Stored records:
☆ ☆ ☆ ☆
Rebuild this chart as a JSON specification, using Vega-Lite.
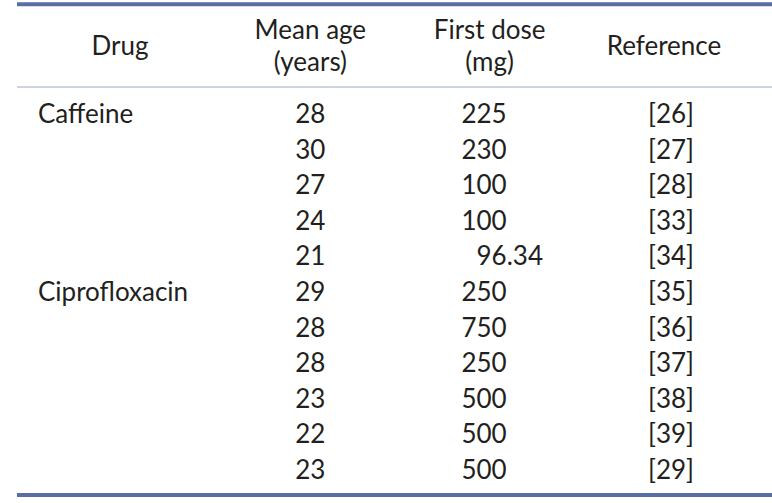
{
  "$schema": "https://vega.github.io/schema/vega-lite/v6.json",
  "width": 755,
  "height": 503,
  "autosize": {"type": "none"},
  "padding": {"left": 17, "right": 0, "top": 0, "bottom": 0},
  "background": "white",
  "config": {
    "view": {"stroke": null},
    "text": {"font": "Lato", "fontSize": 26, "color": "#231f20", "baseline": "middle"}
  },
  "data": {
    "values": [
      {"order": 1, "drug": "Caffeine", "age": "28", "dose": "225", "ref": "[26]"},
      {"order": 2, "drug": "Caffeine", "age": "30", "dose": "230", "ref": "[27]"},
      {"order": 3, "drug": "Caffeine", "age": "27", "dose": "100", "ref": "[28]"},
      {"order": 4, "drug": "Caffeine", "age": "24", "dose": "100", "ref": "[33]"},
      {"order": 5, "drug": "Caffeine", "age": "21", "dose": "96.34", "ref": "[34]"},
      {"order": 6, "drug": "Ciprofloxacin", "age": "29", "dose": "250", "ref": "[35]"},
      {"order": 7, "drug": "Ciprofloxacin", "age": "28", "dose": "750", "ref": "[36]"},
      {"order": 8, "drug": "Ciprofloxacin", "age": "28", "dose": "250", "ref": "[37]"},
      {"order": 9, "drug": "Ciprofloxacin", "age": "23", "dose": "500", "ref": "[38]"},
      {"order": 10, "drug": "Ciprofloxacin", "age": "22", "dose": "500", "ref": "[39]"},
      {"order": 11, "drug": "Ciprofloxacin", "age": "23", "dose": "500", "ref": "[29]"}
    ]
  },
  "resolve": {"scale": {"x": "shared", "y": "shared"}},
  "layer": [
    {
      "data": {"values": [{}]},
      "mark": {"type": "rule", "stroke": "#5a6ea6", "strokeWidth": 4},
      "encoding": {
        "y": {"datum": -2.11, "type": "quantitative", "scale": {"domain": [-2.23, 11.9], "reverse": true, "nice": false, "zero": false}, "axis": null}
      }
    },
    {
      "data": {"values": [{}]},
      "mark": {"type": "rule", "stroke": "#9ea8c9", "strokeWidth": 1.2},
      "encoding": {"y": {"datum": 0.2135, "type": "quantitative"}}
    },
    {
      "data": {"values": [{}]},
      "mark": {"type": "rule", "stroke": "#5a6ea6", "strokeWidth": 4},
      "encoding": {"y": {"datum": 11.674, "type": "quantitative"}}
    },
    {
      "data": {"values": [{}]},
      "mark": {"type": "text", "align": "center"},
      "encoding": {
        "x": {"datum": "Drug", "type": "nominal", "scale": {"type": "point", "domain": ["Drug", "Mean age", "First dose", "Reference"], "range": [103, 647], "padding": 0}, "axis": null},
        "y": {"datum": -0.91, "type": "quantitative"},
        "text": {"value": "Drug"}
      }
    },
    {
      "data": {"values": [{}]},
      "mark": {"type": "text", "align": "center", "lineBreak": "\n", "lineHeight": 32, "dx": 9},
      "encoding": {
        "x": {"datum": "Mean age", "type": "nominal"},
        "y": {"datum": -1.36, "type": "quantitative"},
        "text": {"value": "Mean age\n(years)"}
      }
    },
    {
      "data": {"values": [{}]},
      "mark": {"type": "text", "align": "center", "lineBreak": "\n", "lineHeight": 32, "dx": 7},
      "encoding": {
        "x": {"datum": "First dose", "type": "nominal"},
        "y": {"datum": -1.36, "type": "quantitative"},
        "text": {"value": "First dose\n(mg)"}
      }
    },
    {
      "data": {"values": [{}]},
      "mark": {"type": "text", "align": "center"},
      "encoding": {
        "x": {"datum": "Reference", "type": "nominal"},
        "y": {"datum": -0.91, "type": "quantitative"},
        "text": {"value": "Reference"}
      }
    },
    {
      "transform": [{"aggregate": [{"op": "min", "field": "order", "as": "order"}], "groupby": ["drug"]}],
      "mark": {"type": "text", "align": "left", "dx": -82},
      "encoding": {
        "x": {"datum": "Drug", "type": "nominal"},
        "y": {"field": "order", "type": "quantitative"},
        "text": {"field": "drug", "type": "nominal"}
      }
    },
    {
      "mark": {"type": "text", "align": "center", "dx": 9},
      "encoding": {
        "x": {"datum": "Mean age", "type": "nominal"},
        "y": {"field": "order", "type": "quantitative"},
        "text": {"field": "age", "type": "nominal"}
      }
    },
    {
      "transform": [{"calculate": "split(datum.dose, '.')[0]", "as": "doseInt"}],
      "mark": {"type": "text", "align": "right", "dx": 24},
      "encoding": {
        "x": {"datum": "First dose", "type": "nominal"},
        "y": {"field": "order", "type": "quantitative"},
        "text": {"field": "doseInt", "type": "nominal"}
      }
    },
    {
      "transform": [
        {"filter": "indexof(datum.dose, '.') >= 0"},
        {"calculate": "'.' + split(datum.dose, '.')[1]", "as": "doseFrac"}
      ],
      "mark": {"type": "text", "align": "left", "dx": 24},
      "encoding": {
        "x": {"datum": "First dose", "type": "nominal"},
        "y": {"field": "order", "type": "quantitative"},
        "text": {"field": "doseFrac", "type": "nominal"}
      }
    },
    {
      "mark": {"type": "text", "align": "center", "dx": 7},
      "encoding": {
        "x": {"datum": "Reference", "type": "nominal"},
        "y": {"field": "order", "type": "quantitative"},
        "text": {"field": "ref", "type": "nominal"}
      }
    }
  ]
}
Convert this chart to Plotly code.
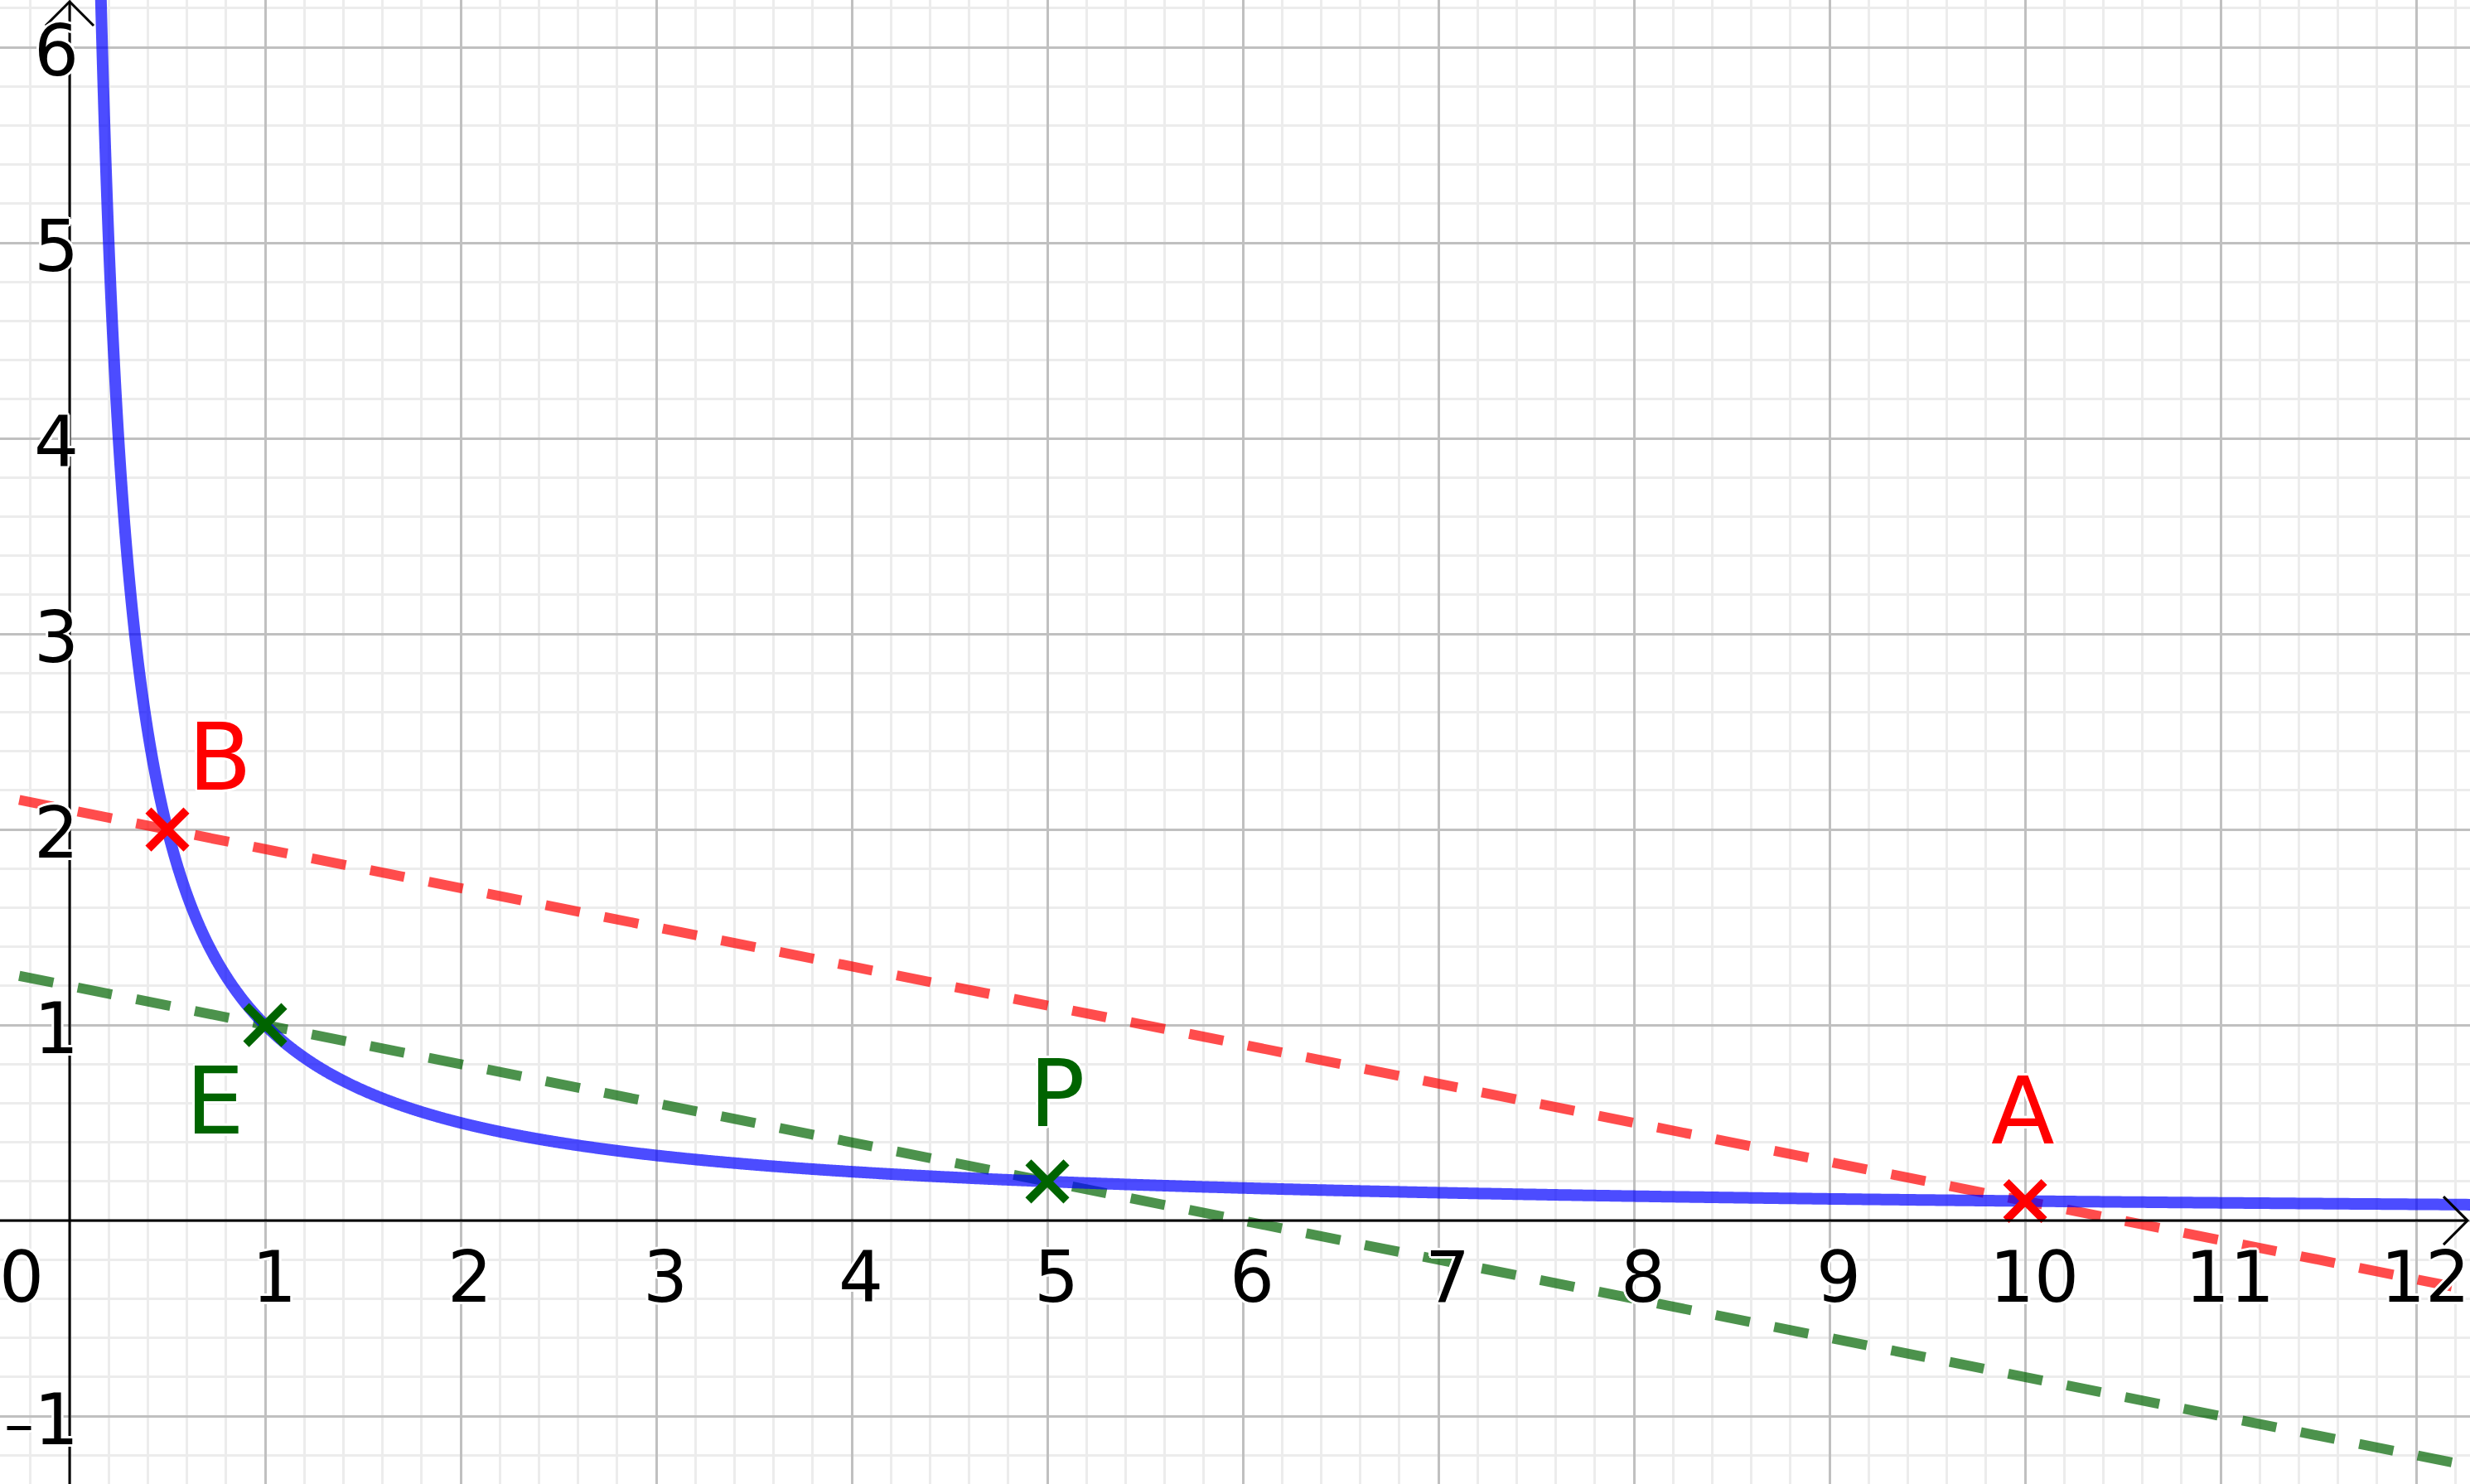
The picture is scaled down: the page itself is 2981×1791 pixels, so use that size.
import numpy as np
import plotly.graph_objects as go

# ---------------- data ----------------
W, H = 2981, 1791
X_RANGE = [-0.356, 12.275]
Y_RANGE = [-1.347, 6.242]

curve_k = 1.0  # graph of y = k / x

point_names = ["B", "E", "P", "A"]
point_x = [0.5, 1.0, 5.0, 10.0]
point_y = [2.0, 1.0, 0.2, 0.1]

red_line_points = ["B", "A"]
green_line_points = ["E", "P"]

x_tick_values = [0, 1, 2, 3, 4, 5, 6, 7, 8, 9, 10, 11, 12]
y_tick_values = [-1, 1, 2, 3, 4, 5, 6]

# ---------------- style ----------------
RED = "#ff0000"
GREEN = "#006400"
point_colors = {"B": RED, "A": RED, "E": GREEN, "P": GREEN}
label_shift = {"B": (63, 87), "E": (-61, -92), "P": (12, 106), "A": (-3, 109)}
FONT = "DejaVu Sans"
HALO = ("-2px -2px 0 #fff, 2px -2px 0 #fff, -2px 2px 0 #fff, 2px 2px 0 #fff, "
        "0 -3px 0 #fff, 0 3px 0 #fff, -3px 0 0 #fff, 3px 0 0 #fff")

ppu = W / (X_RANGE[1] - X_RANGE[0])  # pixels per unit

pts = {n: (x, y) for n, x, y in zip(point_names, point_x, point_y)}

fig = go.Figure()


def add_line_through(p1, p2, color):
    (x1, y1), (x2, y2) = pts[p1], pts[p2]
    m = (y2 - y1) / (x2 - x1)
    xs = [X_RANGE[0] - 0.5, X_RANGE[1] + 0.5]
    ys = [y1 + m * (x - x1) for x in xs]
    fig.add_trace(go.Scatter(x=xs, y=ys, mode="lines",
                             line=dict(color=color, width=12, dash="42px,30px"),
                             hoverinfo="skip", showlegend=False))


add_line_through(*red_line_points, "rgba(255,0,0,0.7)")
add_line_through(*green_line_points, "rgba(0,100,0,0.7)")

# curve y = k/x
cx = np.geomspace(curve_k / (Y_RANGE[1] + 0.5), X_RANGE[1] + 0.5, 3000)
cy = curve_k / cx
fig.add_trace(go.Scatter(x=cx, y=cy, mode="lines",
                         line=dict(color="rgba(0,0,255,0.7)", width=14, simplify=False),
                         hoverinfo="skip", showlegend=False))

# axes lines with open arrowheads
arm = 29 / ppu
tip_x = X_RANGE[1] - 3 / ppu
tip_y = Y_RANGE[1] - 2 / ppu
axis_style = dict(color="black", width=3)
fig.add_shape(type="line", x0=X_RANGE[0], x1=tip_x, y0=0, y1=0, line=axis_style, layer="above")
fig.add_shape(type="line", x0=0, x1=0, y0=Y_RANGE[0], y1=tip_y, line=axis_style, layer="above")
fig.add_shape(type="path",
              path=f"M {tip_x-arm},{arm} L {tip_x},0 L {tip_x-arm},{-arm}",
              line=axis_style, layer="above")
fig.add_shape(type="path",
              path=f"M {-arm},{tip_y-arm} L 0,{tip_y} L {arm},{tip_y-arm}",
              line=axis_style, layer="above")

# points
for n in point_names:
    x, y = pts[n]
    fig.add_trace(go.Scatter(x=[x], y=[y], mode="markers",
                             marker=dict(symbol="x-thin", size=46,
                                         line=dict(color=point_colors[n], width=10)),
                             hoverinfo="skip", showlegend=False))
    dx, dy = label_shift[n]
    fig.add_annotation(x=x, y=y, text=n, showarrow=False, xshift=dx, yshift=dy,
                       xanchor="center", yanchor="middle",
                       font=dict(family=FONT, size=112, color=point_colors[n], shadow=HALO))

# tick labels
tick_font = dict(family=FONT, size=85, color="black", shadow=HALO)
for v in x_tick_values:
    fig.add_annotation(x=v, y=0, text=str(v), showarrow=False,
                       xshift=(-58 if v == 0 else 11), yshift=-68,
                       xanchor="center", yanchor="middle", font=tick_font)
for v in y_tick_values:
    if v < 0:
        txt = "<span style='font-size:72px'>\u2013</span>" + str(abs(v))
    else:
        txt = str(v)
    fig.add_annotation(x=0, y=v, text=txt, showarrow=False,
                       xshift=13, yshift=-4,
                       xanchor="right", yanchor="middle", font=tick_font)

fig.update_layout(
    width=W, height=H,
    margin=dict(l=0, r=0, t=0, b=0, pad=0),
    paper_bgcolor="white", plot_bgcolor="white",
    showlegend=False, hovermode=False,
)
fig.update_xaxes(range=X_RANGE, dtick=1, tick0=0, showgrid=True, gridcolor="#c0c0c0",
                 gridwidth=3, zeroline=False, showticklabels=False, ticks="",
                 minor=dict(dtick=0.2, showgrid=True, gridcolor="#ececec", gridwidth=3),
                 fixedrange=True)
fig.update_yaxes(range=Y_RANGE, dtick=1, tick0=0, showgrid=True, gridcolor="#c0c0c0",
                 gridwidth=3, zeroline=False, showticklabels=False, ticks="",
                 minor=dict(dtick=0.2, showgrid=True, gridcolor="#ececec", gridwidth=3),
                 fixedrange=True)

fig.write_html("out.html", config={"displayModeBar": False},
               post_script="document.body.style.margin='0';document.body.style.overflow='hidden';")
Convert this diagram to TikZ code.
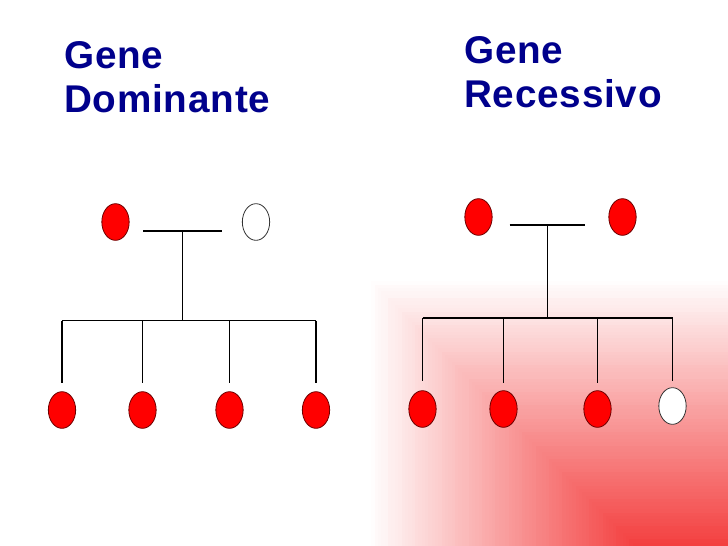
\documentclass[tikz,border=0pt]{standalone}
\usepackage{fontspec}
\setmainfont{Liberation Sans}
\usetikzlibrary{shapes.geometric}
\definecolor{navy}{RGB}{0,0,140}
\definecolor{gcorner}{RGB}{243,62,62}
\definecolor{ballred}{RGB}{255,0,0}
\definecolor{ballrim}{RGB}{110,0,0}
\begin{document}
\begin{tikzpicture}[x=0.75pt,y=-0.75pt,
  title/.style={anchor=base west, inner sep=0pt, text=navy,
    font=\fontsize{29}{33}\selectfont\bfseries\addfontfeature{LetterSpace=2}},
  redball/.style={ellipse, draw=ballrim, fill=ballred, line width=0.6pt,
    inner sep=0pt, minimum width=20.5pt, minimum height=27.5pt},
  whiteball/.style={ellipse, draw=black!80, fill=white, line width=0.6pt,
    inner sep=0pt, minimum width=20.5pt, minimum height=27.5pt},
  link/.style={draw=black, line width=1pt}]
\useasboundingbox (0,0) rectangle (728,546);
\fill[white] (0,0) rectangle (728,546);
% corner gradient (bottom right): nested squares-based levels
\foreach \i in {0,...,79}{
  \pgfmathsetmacro\t{\i/80}
  \pgfmathtruncatemacro\p{100*(\i+0.5)/80}
  \fill[gcorner!\p!white] ({368+268*\t},{278+268*\t}) rectangle (728,546);
}
% titles
\node[title] (t1) at (64,68) {Gene};
\node[title] (t2) at (64,112.5) {Dominante};
\node[title] (t3) at (464,63.5) {Gene};
\node[title] (t4) at (464,107.5) {Recessivo};

% ---------- left tree ----------
\node[redball]   (lp1) at (115.5,222) {};
\node[whiteball] (lp2) at (256,222) {};
\node[redball] (lc1) at (62,410) {};
\node[redball] (lc2) at (142.5,410) {};
\node[redball] (lc3) at (229.5,410) {};
\node[redball] (lc4) at (316,410) {};
\coordinate (lh1) at (143,231);
\coordinate (lh2) at (222,231);
\coordinate (lm)  at (182.5,231);
\coordinate (lb)  at (182.5,320.5);
\coordinate (lb1) at (62,320.5);
\coordinate (lb4) at (316,320.5);
\coordinate (ld1) at (62,320.5);
\coordinate (ld2) at (142.5,320.5);
\coordinate (ld3) at (229.5,320.5);
\coordinate (ld4) at (316,320.5);
\coordinate (le1) at (62,383);
\coordinate (le2) at (142.5,383);
\coordinate (le3) at (229.5,383);
\coordinate (le4) at (316,383);
\draw[link] (lh1) -- (lh2);
\draw[link] (lm) -- (lb);
\draw[link] (lb1) -- (lb4);
\draw[link] (ld1) -- (le1);
\draw[link] (ld2) -- (le2);
\draw[link] (ld3) -- (le3);
\draw[link] (ld4) -- (le4);

% ---------- right tree ----------
\node[redball] (rp1) at (478.5,217) {};
\node[redball] (rp2) at (622.5,217) {};
\node[redball]   (rc1) at (422.5,409) {};
\node[redball]   (rc2) at (503.5,409) {};
\node[redball]   (rc3) at (597.5,409) {};
\node[whiteball] (rc4) at (672.5,406) {};
\coordinate (rh1) at (509.5,225);
\coordinate (rh2) at (584.5,225);
\coordinate (rm)  at (547.5,225);
\coordinate (rb)  at (547.5,318);
\coordinate (rb1) at (422.5,318);
\coordinate (rb4) at (672.5,318);
\coordinate (rd1) at (422.5,318);
\coordinate (rd2) at (503.5,318);
\coordinate (rd3) at (597.5,318);
\coordinate (rd4) at (672.5,318);
\coordinate (re1) at (422.5,381);
\coordinate (re2) at (503.5,383);
\coordinate (re3) at (597.5,383);
\coordinate (re4) at (672.5,381);
\draw[link] (rh1) -- (rh2);
\draw[link] (rm) -- (rb);
\draw[link] (rb1) -- (rb4);
\draw[link] (rd1) -- (re1);
\draw[link] (rd2) -- (re2);
\draw[link] (rd3) -- (re3);
\draw[link] (rd4) -- (re4);
\end{tikzpicture}
\end{document}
☆ ☆ ☆ ☆
Task goal:
Take the lines above starting at the one containing "Convert this chart to Plotly code." and ending at the one containing "import plotly.graph_objects as go", and print them again exactly, without pictures.

Full solution:
Convert this chart to Plotly code.
The picture is scaled down: the page itself is 2981×1791 pixels, so use that size.
import numpy as np
import plotly.graph_objects as go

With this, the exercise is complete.